But women still fare better behind the camera in independent film than in studio productions.
The Sundance Institute and Women in Film commissioned the study last year and announced the results Monday in Park City, Utah.
Researchers at the University of Southern California’s Annenberg School for Communication and Journalism examined gender disparity in American narrative and documentary films shown at Sundance from 2002 to 2012.
Study director Stacy L. Smith and her team assessed the gender of more than 11,000 directors, writers, producers, cinematographers and editors of the 820 narrative and documentary films shown over this period and found that women represent less than one-third of those filmmakers.
“There has been no sustained or meaningful change across the last 11 years in the percentage of directors or producers at the Sundance Film Festival,” Smith said.

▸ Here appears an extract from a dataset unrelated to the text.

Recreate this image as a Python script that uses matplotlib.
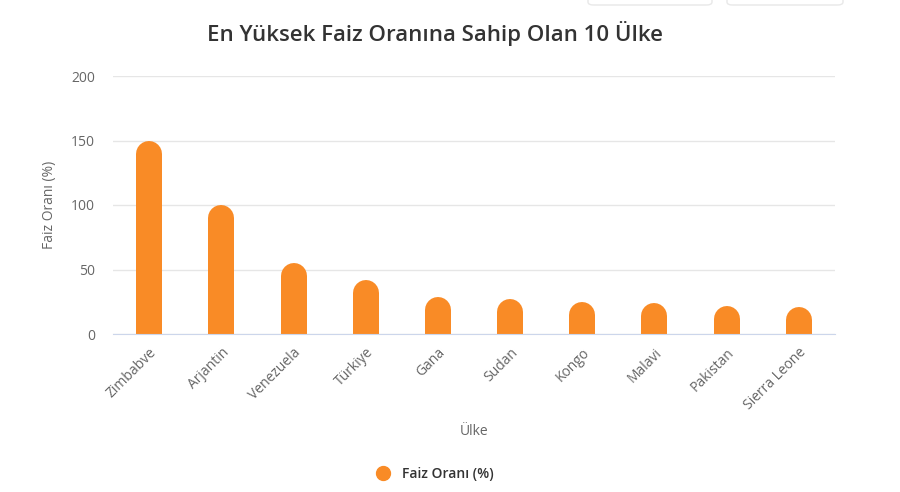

There are more women working in documentary films than narrative films, but Smith said the research finds that “as commerce moves in, females move out.”
The study found that female directors comprise a norm of 22.2 percent of narrative competition films and 14.5 percent of premieres and other non-competition films at Sundance over the past 11 years. During the same period, female directors made up only 4.4 percent of the top-grossing Hollywood films, a ratio of more than 15 male directors for every female. Of those women, though, more than 40 percent had come through the filmmaking programs of the Sundance Institute.
Women and men participate in the institute’s programs in almost equal number, Smith said.
Female filmmakers find more equal representation in the documentary sphere, comprising nearly half of those represented at Sundance from 2002 to 2012.
Finally, the study found that films directed by women employ greater numbers of women behind the camera than those made by men.
The Sundance Institute and Women in Film aim to use the results of this study to create mentoring and support programs to increase the number of women working behind the camera in American filmmaking.